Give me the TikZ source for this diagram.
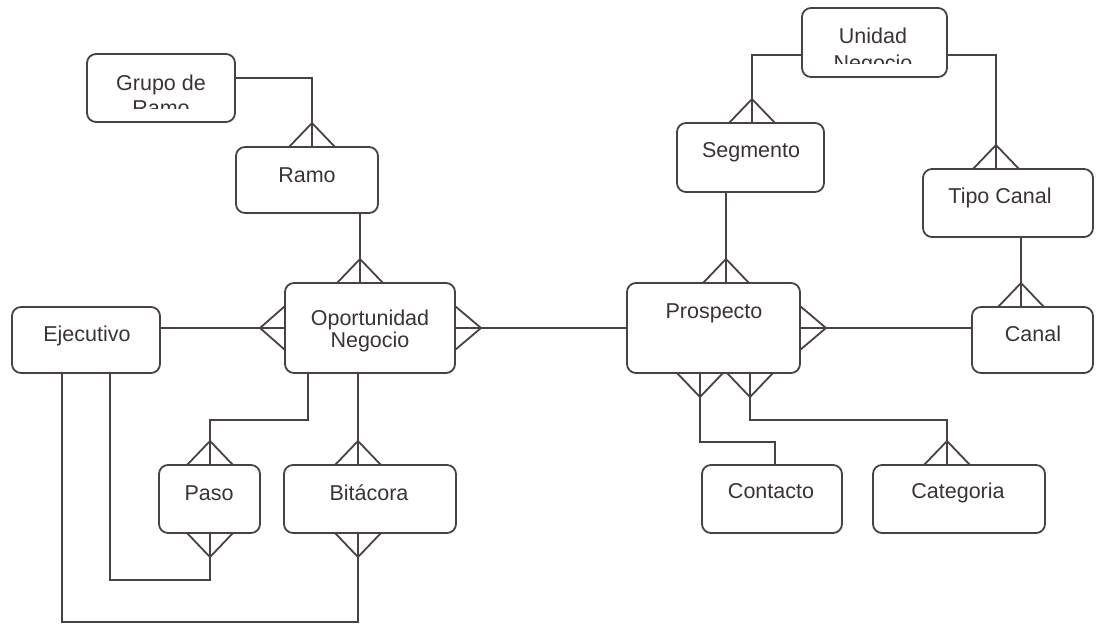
\documentclass[tikz,border=0pt]{standalone}
\usepackage{fontspec}
\setmainfont{Liberation Sans}
\usetikzlibrary{calc}

\definecolor{linec}{HTML}{4A4048}
\definecolor{txtc}{HTML}{3A3238}

% crow's feet (many side) on an entity edge; argument is the point on the edge
\newcommand\crowN[1]{\draw[conn] (#1) ++(-23,0) -- ++(23,-24) -- ++(23,24);}
\newcommand\crowS[1]{\draw[conn] (#1) ++(-23,0) -- ++(23,24) -- ++(23,-24);}
\newcommand\crowW[1]{\draw[conn] (#1) ++(0,-22) -- ++(-25,22) -- ++(25,22);}
\newcommand\crowE[1]{\draw[conn] (#1) ++(0,-22) -- ++(26,22) -- ++(-26,22);}

\begin{document}
\begin{tikzpicture}[x=1pt,y=-1pt,
  entity/.style={draw=linec, line width=1.8pt, rounded corners=9pt,
    rectangle, outer sep=0pt, inner sep=0pt},
  conn/.style={draw=linec, line width=1.8pt, line join=miter},
  lbl/.style={anchor=base, inner sep=0pt, text=txtc,
    font=\fontsize{21.5}{25}\selectfont}]
\useasboundingbox (0,0) rectangle (1097,624);

% entities
\node[entity, minimum width=148pt, minimum height=68pt] (grupo) at (161,88) {};
\node[entity, minimum width=142pt, minimum height=66pt] (ramo) at (307,180) {};
\node[entity, minimum width=145pt, minimum height=69pt] (unidad) at (874.5,42.5) {};
\node[entity, minimum width=147pt, minimum height=69pt] (segm) at (750.5,157.5) {};
\node[entity, minimum width=170pt, minimum height=68pt] (tipo) at (1008,203) {};
\node[entity, minimum width=148pt, minimum height=66pt] (ejec) at (86,340) {};
\node[entity, minimum width=170pt, minimum height=90pt] (oport) at (370,328) {};
\node[entity, minimum width=173pt, minimum height=90pt] (prosp) at (713.5,328) {};
\node[entity, minimum width=121pt, minimum height=66pt] (canal) at (1032.5,340) {};
\node[entity, minimum width=101pt, minimum height=68pt] (paso) at (209.5,499) {};
\node[entity, minimum width=172pt, minimum height=68pt] (bita) at (370,499) {};
\node[entity, minimum width=140pt, minimum height=68pt] (contacto) at (772,499) {};
\node[entity, minimum width=172pt, minimum height=68pt] (categ) at (959,499) {};

% labels
\node[lbl] (grupo-t) at (161,90) {Grupo de};
\begin{scope}
  \clip (87,54) rectangle (235,108);
  \node[lbl] (grupo-t2) at (161,115) {Ramo};
\end{scope}
\node[lbl] (ramo-t) at (307,182) {Ramo};
\node[lbl] (unidad-t) at (873,43) {Unidad};
\begin{scope}
  \clip (802,8) rectangle (947,63);
  \node[lbl] (unidad-t2) at (873,70) {Negocio};
\end{scope}
\node[lbl] (segm-t) at (751,157) {Segmento};
\node[lbl] (tipo-t) at (1000,203) {Tipo Canal};
\node[lbl] (ejec-t) at (87,341) {Ejecutivo};
\node[lbl] (oport-t) at (370,325) {Oportunidad};
\node[lbl] (oport-t2) at (370,347) {Negocio};
\node[lbl] (prosp-t) at (714,318) {Prospecto};
\node[lbl] (canal-t) at (1033,341) {Canal};
\node[lbl] (paso-t) at (209,500) {Paso};
\node[lbl] (bita-t) at (369,500) {Bitácora};
\node[lbl] (contacto-t) at (771,498) {Contacto};
\node[lbl] (categ-t) at (958,498) {Categoria};

% junction points of the orthogonal connectors
\coordinate (j1) at (312,78);
\coordinate (j2) at (360,250);
\coordinate (j3) at (752,55);
\coordinate (j4) at (996,55);
\coordinate (j5) at (726,240);
\coordinate (j6) at (1021,270);
\coordinate (j7) at (700,442);
\coordinate (j8) at (775,442);
\coordinate (j9) at (750,420);
\coordinate (j10) at (947,420);
\coordinate (j11) at (308,420);
\coordinate (j12) at (210,420);
\coordinate (j13) at (358,420);
\coordinate (j14) at (110,580);
\coordinate (j15) at (210,580);
\coordinate (j16) at (62,622);
\coordinate (j17) at (358,622);

% relationships
\draw[conn] (grupo.east |- j1) -- (j1) -- (j1 |- ramo.north);
\crowN{j1 |- ramo.north}

\draw[conn] (j2 |- ramo.south) -- (j2 |- oport.north);
\crowN{j2 |- oport.north}

\draw[conn] (ejec.east |- oport.west) -- (oport.west);
\crowW{oport.west}

\draw[conn] (oport.east) -- (prosp.west);
\crowE{oport.east}

\draw[conn] (unidad.west |- j3) -- (j3) -- (j3 |- segm.north);
\crowN{j3 |- segm.north}

\draw[conn] (unidad.east |- j4) -- (j4) -- (j4 |- tipo.north);
\crowN{j4 |- tipo.north}

\draw[conn] (j5 |- segm.south) -- (j5 |- prosp.north);
\crowN{j5 |- prosp.north}

\draw[conn] (j6 |- tipo.south) -- (j6 |- canal.north);
\crowN{j6 |- canal.north}

\draw[conn] (prosp.east) -- (prosp.east -| canal.west);
\crowE{prosp.east}

\draw[conn] (j7 |- prosp.south) -- (j7) -- (j8) -- (j8 |- contacto.north);
\crowS{j7 |- prosp.south}

\draw[conn] (j9 |- prosp.south) -- (j9) -- (j10) -- (j10 |- categ.north);
\crowS{j9 |- prosp.south}
\crowN{j10 |- categ.north}

\draw[conn] (j11 |- oport.south) -- (j11) -- (j12) -- (j12 |- paso.north);
\crowN{j12 |- paso.north}

\draw[conn] (j13 |- oport.south) -- (j13 |- bita.north);
\crowN{j13 |- bita.north}

\draw[conn] (j14 |- ejec.south) -- (j14) -- (j15) -- (j15 |- paso.south);
\crowS{j15 |- paso.south}

\draw[conn] (j16 |- ejec.south) -- (j16) -- (j17) -- (j17 |- bita.south);
\crowS{j17 |- bita.south}
\end{tikzpicture}
\end{document}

- [What needs to be done]
Restate the listing above word for word, and skip the pictures.

- [Worked solution]
Give me the TikZ source for this diagram.
\documentclass[tikz,border=0pt]{standalone}
\usepackage{fontspec}
\setmainfont{Liberation Sans}
\usetikzlibrary{calc}

\definecolor{linec}{HTML}{4A4048}
\definecolor{txtc}{HTML}{3A3238}

% crow's feet (many side) on an entity edge; argument is the point on the edge
\newcommand\crowN[1]{\draw[conn] (#1) ++(-23,0) -- ++(23,-24) -- ++(23,24);}
\newcommand\crowS[1]{\draw[conn] (#1) ++(-23,0) -- ++(23,24) -- ++(23,-24);}
\newcommand\crowW[1]{\draw[conn] (#1) ++(0,-22) -- ++(-25,22) -- ++(25,22);}
\newcommand\crowE[1]{\draw[conn] (#1) ++(0,-22) -- ++(26,22) -- ++(-26,22);}

\begin{document}
\begin{tikzpicture}[x=1pt,y=-1pt,
  entity/.style={draw=linec, line width=1.8pt, rounded corners=9pt,
    rectangle, outer sep=0pt, inner sep=0pt},
  conn/.style={draw=linec, line width=1.8pt, line join=miter},
  lbl/.style={anchor=base, inner sep=0pt, text=txtc,
    font=\fontsize{21.5}{25}\selectfont}]
\useasboundingbox (0,0) rectangle (1097,624);

% entities
\node[entity, minimum width=148pt, minimum height=68pt] (grupo) at (161,88) {};
\node[entity, minimum width=142pt, minimum height=66pt] (ramo) at (307,180) {};
\node[entity, minimum width=145pt, minimum height=69pt] (unidad) at (874.5,42.5) {};
\node[entity, minimum width=147pt, minimum height=69pt] (segm) at (750.5,157.5) {};
\node[entity, minimum width=170pt, minimum height=68pt] (tipo) at (1008,203) {};
\node[entity, minimum width=148pt, minimum height=66pt] (ejec) at (86,340) {};
\node[entity, minimum width=170pt, minimum height=90pt] (oport) at (370,328) {};
\node[entity, minimum width=173pt, minimum height=90pt] (prosp) at (713.5,328) {};
\node[entity, minimum width=121pt, minimum height=66pt] (canal) at (1032.5,340) {};
\node[entity, minimum width=101pt, minimum height=68pt] (paso) at (209.5,499) {};
\node[entity, minimum width=172pt, minimum height=68pt] (bita) at (370,499) {};
\node[entity, minimum width=140pt, minimum height=68pt] (contacto) at (772,499) {};
\node[entity, minimum width=172pt, minimum height=68pt] (categ) at (959,499) {};

% labels
\node[lbl] (grupo-t) at (161,90) {Grupo de};
\begin{scope}
  \clip (87,54) rectangle (235,108);
  \node[lbl] (grupo-t2) at (161,115) {Ramo};
\end{scope}
\node[lbl] (ramo-t) at (307,182) {Ramo};
\node[lbl] (unidad-t) at (873,43) {Unidad};
\begin{scope}
  \clip (802,8) rectangle (947,63);
  \node[lbl] (unidad-t2) at (873,70) {Negocio};
\end{scope}
\node[lbl] (segm-t) at (751,157) {Segmento};
\node[lbl] (tipo-t) at (1000,203) {Tipo Canal};
\node[lbl] (ejec-t) at (87,341) {Ejecutivo};
\node[lbl] (oport-t) at (370,325) {Oportunidad};
\node[lbl] (oport-t2) at (370,347) {Negocio};
\node[lbl] (prosp-t) at (714,318) {Prospecto};
\node[lbl] (canal-t) at (1033,341) {Canal};
\node[lbl] (paso-t) at (209,500) {Paso};
\node[lbl] (bita-t) at (369,500) {Bitácora};
\node[lbl] (contacto-t) at (771,498) {Contacto};
\node[lbl] (categ-t) at (958,498) {Categoria};

% junction points of the orthogonal connectors
\coordinate (j1) at (312,78);
\coordinate (j2) at (360,250);
\coordinate (j3) at (752,55);
\coordinate (j4) at (996,55);
\coordinate (j5) at (726,240);
\coordinate (j6) at (1021,270);
\coordinate (j7) at (700,442);
\coordinate (j8) at (775,442);
\coordinate (j9) at (750,420);
\coordinate (j10) at (947,420);
\coordinate (j11) at (308,420);
\coordinate (j12) at (210,420);
\coordinate (j13) at (358,420);
\coordinate (j14) at (110,580);
\coordinate (j15) at (210,580);
\coordinate (j16) at (62,622);
\coordinate (j17) at (358,622);

% relationships
\draw[conn] (grupo.east |- j1) -- (j1) -- (j1 |- ramo.north);
\crowN{j1 |- ramo.north}

\draw[conn] (j2 |- ramo.south) -- (j2 |- oport.north);
\crowN{j2 |- oport.north}

\draw[conn] (ejec.east |- oport.west) -- (oport.west);
\crowW{oport.west}

\draw[conn] (oport.east) -- (prosp.west);
\crowE{oport.east}

\draw[conn] (unidad.west |- j3) -- (j3) -- (j3 |- segm.north);
\crowN{j3 |- segm.north}

\draw[conn] (unidad.east |- j4) -- (j4) -- (j4 |- tipo.north);
\crowN{j4 |- tipo.north}

\draw[conn] (j5 |- segm.south) -- (j5 |- prosp.north);
\crowN{j5 |- prosp.north}

\draw[conn] (j6 |- tipo.south) -- (j6 |- canal.north);
\crowN{j6 |- canal.north}

\draw[conn] (prosp.east) -- (prosp.east -| canal.west);
\crowE{prosp.east}

\draw[conn] (j7 |- prosp.south) -- (j7) -- (j8) -- (j8 |- contacto.north);
\crowS{j7 |- prosp.south}

\draw[conn] (j9 |- prosp.south) -- (j9) -- (j10) -- (j10 |- categ.north);
\crowS{j9 |- prosp.south}
\crowN{j10 |- categ.north}

\draw[conn] (j11 |- oport.south) -- (j11) -- (j12) -- (j12 |- paso.north);
\crowN{j12 |- paso.north}

\draw[conn] (j13 |- oport.south) -- (j13 |- bita.north);
\crowN{j13 |- bita.north}

\draw[conn] (j14 |- ejec.south) -- (j14) -- (j15) -- (j15 |- paso.south);
\crowS{j15 |- paso.south}

\draw[conn] (j16 |- ejec.south) -- (j16) -- (j17) -- (j17 |- bita.south);
\crowS{j17 |- bita.south}
\end{tikzpicture}
\end{document}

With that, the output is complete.